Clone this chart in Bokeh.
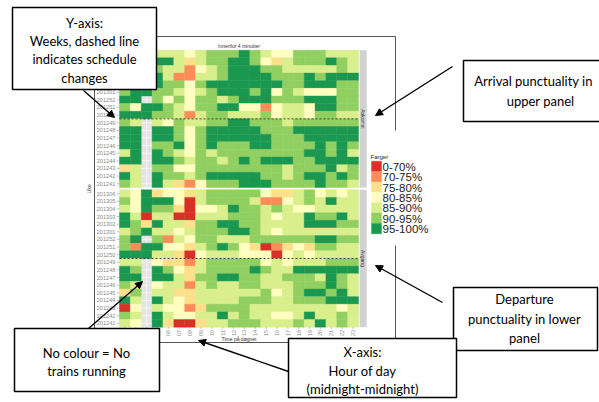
import math
from bokeh.plotting import figure
from bokeh.models import Range1d, ColumnDataSource, Arrow, NormalHead
from bokeh.core.properties import value
from bokeh.embed import file_html
from bokeh.resources import INLINE

# ---------------- data ----------------
hours = ["02", "03", "04", "05", "06", "07", "08", "09", "10", "11", "12",
         "13", "14", "15", "16", "17", "18", "19", "20", "21", "22", "23"]
weeks = ["201306", "201305", "201304", "201303", "201302", "201301",
         "201252", "201251", "201250", "201249", "201248", "201247",
         "201246", "201245", "201244", "201243", "201242", "201241"]
classes = ["0-70%", "70-75%", "75-80%", "80-85%", "85-90%", "90-95%", "95-100%"]
class_codes = ["R", "O", "Y", "P", "L", "G", "D"]          # "-" = no trains
class_colors = ["#d73027", "#fc8d59", "#fee08b", "#ffffbf",
                "#d9ef8b", "#91cf60", "#1a9850"]
schedule_change_week = "201250"   # dashed line below this week

# arrival punctuality (upper panel), one string per week, one code per hour
arrival = [
    "LGGLLLPLGGGDGLPPGGGLLL",
    "GDDDDLYLGGDDGPYLGGGDGL",
    "GGLGLLOPLGDDDGGLLLLLGL",
    "DGLDLOOLLGDDDDGGGDGDDD",
    "DGGDGGPGDDDDDDDGGDDDGG",
    "GDDGGLPLGDDDGDPGLPPPGG",
    "DD-GPGPGGLGDDDGGGDDDGG",
    "GPDDGLPGGDDPPOPLLPDDGG",
    "DDDGGLOLGGLLLGPLLPGGLL",
    "GL-LPGLLGGDDGGGLGGGGGG",
    "DD-DDGPGDDDDDGGGDDDDDD",
    "DD-DDGPGDDDDDDGGGDDDDD",
    "DD-GGDPGDGGGDDGGGGDGDG",
    "LD-DGLPGLGGGGGGGGDDGDL",
    "DD-DDGLGGLGDGDDDGGDDDD",
    "YL-GGPPGGGGGGGGLGGGDLG",
    "DL-DGGLGDDDDDGGLGDDGDG",
    "GL-DLYOPGGGDDDGGGGDGGL",
]
# departure punctuality (lower panel)
departure = [
    "LPDYPPYLGGGGGPYYLGPLPL",
    "GPDDDPRLGGGGLOOPLGLDLL",
    "LPDGGYRPPLDGGLGLPPLLLL",
    "DLRLLRRLLLGGGLPLLDGGDL",
    "DGYDLLYGGDDGGLLLLDDDGG",
    "LGDLLPLGGGDDGLPLLLLLLL",
    "GD-GOLPGGLLLGGGGGGDDGG",
    "GODDPPYLGDGPYROYPYGGLL",
    "DDDLLYRPLLLPPPRPLPLLLL",
    "LL-PYYOLGGGGGPLPLLLGGG",
    "DG-DGPYLGGGGDGLLDDDDDD",
    "DD-DDLYGGDDGGLLGGGLDGL",
    "GL-PLLOLGLLGGLLLGGGDGL",
    "YG-LLYYLLLLLLGPLGDDGDL",
    "DL-DLPYLLLLGGGLLGGGDDD",
    "RP-LPPOYGGGGLLLLLLLLPL",
    "GL-DLPPLLDLGLLPPLDLLGL",
    "LP-DYRRYLLGGGLLLGLDLGL",
]
panel_names = ["Ankomst", "Avgang"]

# ---------------- layout ----------------
W, H = 599, 402
GX0, CW = 119.0, 10.864      # page px of grid left, column width
GY0, RH = 49.7, 7.63         # page px of grid top, row height
LOWER = 18.3                 # lower panel offset (rows)

p = figure(width=W, height=H, x_range=Range1d(0, W), y_range=Range1d(H, 0),
           output_backend="svg", toolbar_location=None,
           x_axis_location=None, y_axis_location=None, min_border=0)
p.grid.visible = False
p.outline_line_color = None
p.background_fill_color = "white"
p.border_fill_color = "white"

p.extra_x_ranges = {"hx": Range1d(1.5 + (0 - GX0) / CW, 1.5 + (W - GX0) / CW)}
p.extra_y_ranges = {"wy": Range1d((H - GY0) / RH, (0 - GY0) / RH)}
HM = dict(x_range_name="hx", y_range_name="wy")

hx = [int(h) for h in hours]
x_left, x_right = hx[0] - 0.5, hx[-1] + 0.5
n_rows = len(weeks)
offsets = [0.0, LOWER]

# panel backgrounds
p.quad(left=[x_left] * 2, right=[x_right] * 2, top=offsets,
       bottom=[o + n_rows for o in offsets], fill_color="#e4e4e4", line_color=None, **HM)
# white grid lines
gx0, gy0, gx1, gy1 = [], [], [], []
for o in offsets:
    for h in hx:
        gx0.append(h); gx1.append(h); gy0.append(o); gy1.append(o + n_rows)
    for r in range(n_rows):
        gx0.append(x_left); gx1.append(x_right); gy0.append(o + r + 0.5); gy1.append(o + r + 0.5)
p.segment(gx0, gy0, gx1, gy1, line_color="white", line_width=0.6, **HM)

# tiles
cx, cy, cc = [], [], []
for o, rows in zip(offsets, [arrival, departure]):
    for r, s in enumerate(rows):
        for h, code in zip(hx, s):
            if code == "-":
                continue
            cx.append(h); cy.append(o + r + 0.5)
            cc.append(class_colors[class_codes.index(code)])
src = ColumnDataSource(dict(x=cx, y=cy, c=cc))
p.rect(x="x", y="y", width=1, height=1, fill_color="c", line_color="c",
       line_width=0.4, source=src, **HM)

# dashed schedule-change lines
ri = weeks.index(schedule_change_week) + 1
p.segment([x_left] * 2, [o + ri for o in offsets], [x_right] * 2, [o + ri for o in offsets],
          line_color="#333333", line_width=0.9, line_dash="2 2", **HM)

# right strips
s_l, s_r = x_right + 0.1, x_right + 0.75
p.quad(left=[s_l] * 2, right=[s_r] * 2, top=offsets, bottom=[o + n_rows for o in offsets],
       fill_color="#d2d2d2", line_color=None, **HM)
p.text(x=[(s_l + s_r) / 2] * 2, y=[o + n_rows / 2 for o in offsets], text=panel_names,
       angle=-math.pi / 2, text_align="center", text_baseline="middle",
       text_font=value("Liberation Sans"), text_font_size="5px", text_color="#333333", **HM)
# top strip title
p.text(x=[(x_left + x_right) / 2], y=[-0.6], text=["Innenfor 4 minutter"],
       text_align="center", text_baseline="middle", text_font=value("Liberation Sans"),
       text_font_size="5px", text_color="#333333", **HM)

# y tick labels + ticks
ty, tl = [], []
for o in offsets:
    for r, w in enumerate(weeks):
        ty.append(o + r + 0.5); tl.append(w)
p.text(x=[x_left - 0.38] * len(ty), y=ty, text=tl, text_align="right", text_baseline="middle",
       text_font=value("Liberation Sans"), text_font_size="5.6px", text_color="#8a8a8a", **HM)
p.segment([x_left - 0.25] * len(ty), ty, [x_left] * len(ty), ty,
          line_color="#9a9a9a", line_width=0.6, **HM)
# x tick labels + ticks
xb = LOWER + n_rows
p.text(x=hx, y=[xb + 0.35] * len(hx), text=hours, angle=math.pi / 2, text_align="right",
       text_baseline="middle", text_font=value("Liberation Sans"), text_font_size="5.6px",
       text_color="#8a8a8a", **HM)
p.segment(hx, [xb] * len(hx), hx, [xb + 0.25] * len(hx), line_color="#9a9a9a",
          line_width=0.6, **HM)
# axis titles
p.text(x=[(x_left + x_right) / 2], y=[xb + 1.55], text=["Time på døgnet"], text_align="center",
       text_baseline="middle", text_font=value("Liberation Sans"), text_font_size="5px",
       text_color="#333333", **HM)
p.text(x=[x_left - 2.85], y=[n_rows + 0.15], text=["Uke"], angle=math.pi / 2,
       text_align="center", text_baseline="middle", text_font=value("Liberation Sans"),
       text_font_size="5px", text_color="#333333", **HM)

# ---------------- embedded image frame (page px) ----------------
p.segment([94, 94, 395, 395, 94], [36, 36, 36, 245, 342], [395, 94, 395, 395, 395],
          [36, 342, 130, 342, 342], line_color="#555555", line_width=1)

# ---------------- legend (page px) ----------------
LY0, LH = 160.7, 10.37
p.text(x=[370], y=[156], text=["Farger"], text_align="left", text_baseline="middle",
       text_font=value("Liberation Sans"), text_font_size="6px", text_color="#222222")
p.rect(x=[376] * len(classes), y=[LY0 + LH * (i + 0.5) for i in range(len(classes))],
       width=10, height=LH, fill_color=class_colors, line_color=class_colors, line_width=0.4)
p.text(x=[382] * len(classes), y=[LY0 + LH * (i + 0.5) + 0.5 for i in range(len(classes))],
       text=classes, text_align="left", text_baseline="middle",
       text_font=value("Liberation Sans"), text_font_size="11.5px", text_color="#222222")

# ---------------- annotation boxes (page px) ----------------
boxes = [(12, 156, 7, 89), (463, 640, 60, 121), (453, 597, 287, 350),
         (14, 159, 328, 391), (288, 456, 338, 397)]
p.quad(left=[b[0] for b in boxes], right=[b[1] for b in boxes],
       top=[b[2] for b in boxes], bottom=[b[3] for b in boxes],
       fill_color="white", line_color="black", line_width=1.5)

lines = [
    (84, 22, "Y-axis:"), (84, 40.3, "Weeks, dashed line"), (84, 58.6, "indicates schedule"),
    (84, 77, "changes"),
    (533, 80.5, "Arrival punctuality in"), (540, 100.5, "upper panel"),
    (524, 298, "Departure"), (524, 318, "punctuality in lower"), (524, 337, "panel"),
    (86, 352, "No colour = No"), (86, 370.5, "trains running"),
    (362, 351, "X-axis:"), (362, 370, "Hour of day"), (362, 388.5, "(midnight-midnight)"),
]
p.text(x=[l[0] for l in lines], y=[l[1] for l in lines], text=[l[2] for l in lines],
       text_align="center", text_baseline="middle", text_font=value("Lato"),
       text_font_size="13px", text_color="black")

arrows = [((83, 90), (114, 117)), ((452, 66), (375, 115)), ((442, 302), (375, 265)),
          ((88, 328), (142, 281)), ((288, 371), (198, 340))]
for (xs, ys), (xe, ye) in arrows:
    p.add_layout(Arrow(end=NormalHead(size=7, fill_color="black", line_color="black"),
                       x_start=xs, y_start=ys, x_end=xe, y_end=ye,
                       line_color="black", line_width=1.4))

open("out.html", "w").write(file_html(p, INLINE))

# # # # #

What you need to do:
Write out an exact copy of the listing, first line through the line containing "from bokeh.resources import INLINE", with the pictures left out.

Solution to the problem:
Clone this chart in Bokeh.
import math
from bokeh.plotting import figure
from bokeh.models import Range1d, ColumnDataSource, Arrow, NormalHead
from bokeh.core.properties import value
from bokeh.embed import file_html
from bokeh.resources import INLINE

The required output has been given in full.